Axis Mundi - long building
The image that inspired this project is Max Ernst’s The Whole City, which portrays a man-made landscape that tends toward the heavens. Archimedes was another source – he once said “Give me a lever long enough and a fulcrum on which to place it, and I shall move the world.” Axis Mundi does this, it moves the world by extruding it into the lever itself. The project draws also on the utopic megastructures of the 1960s with their epic, poetic creations, and the evolutionary structures of the Metabolists. Axis Mundi is a living sky-scraper, propelling human life into space.
Axis Mundi is a cosmic body. It is an ever-extending space – one which can carry on building onto itself ad infinitum. This structure is a connection; a vector and a containing space; it is a metabolistic structure which grows organically as it extends.
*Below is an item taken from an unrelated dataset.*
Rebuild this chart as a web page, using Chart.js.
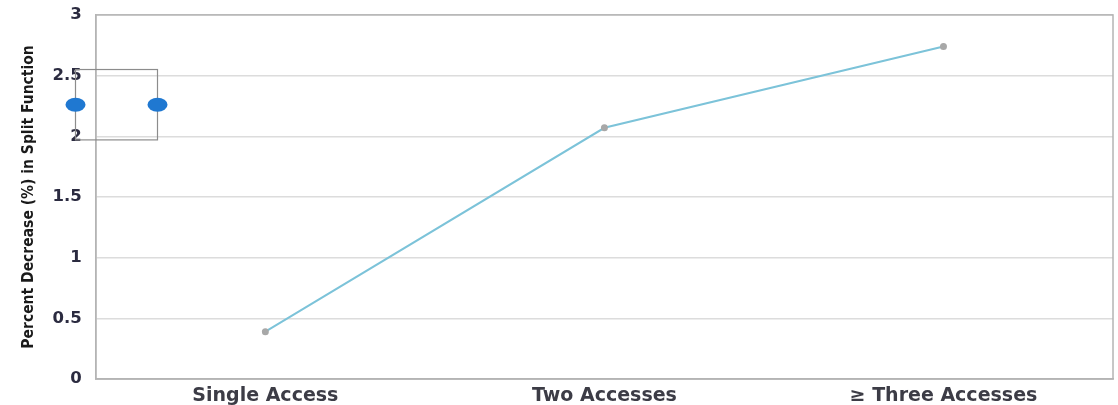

It is landscape contained – forests and cities follow one another along the length of the building. Axis Mundi is a linear expression of our planet.
Axis Mundi extends from the earth’s surface and reaches towards the moon as the nearest mass to which it can be pinned for stability. The moon is a fixing point for the structure. The moon and the earth spin and orbit in such a way that the same facet of the moon is always visible from earth. By connecting the earth with its satellite at our planet’s north pole using a rotating super-rod, Axis Mundi extends into space, providing an extension to the earth.
The modulating line between the earth’s north pole and the moon’s north pole is the site of the building. Axis Mundi is fixed to the earth but has a sliding attachment to the moon which accounts for the 5° degree tilt with respect to its orbit. (This tilt means that the moon nods back and forth as it circumnavigates the earth; the north and south poles tilt toward the earth in alternation.)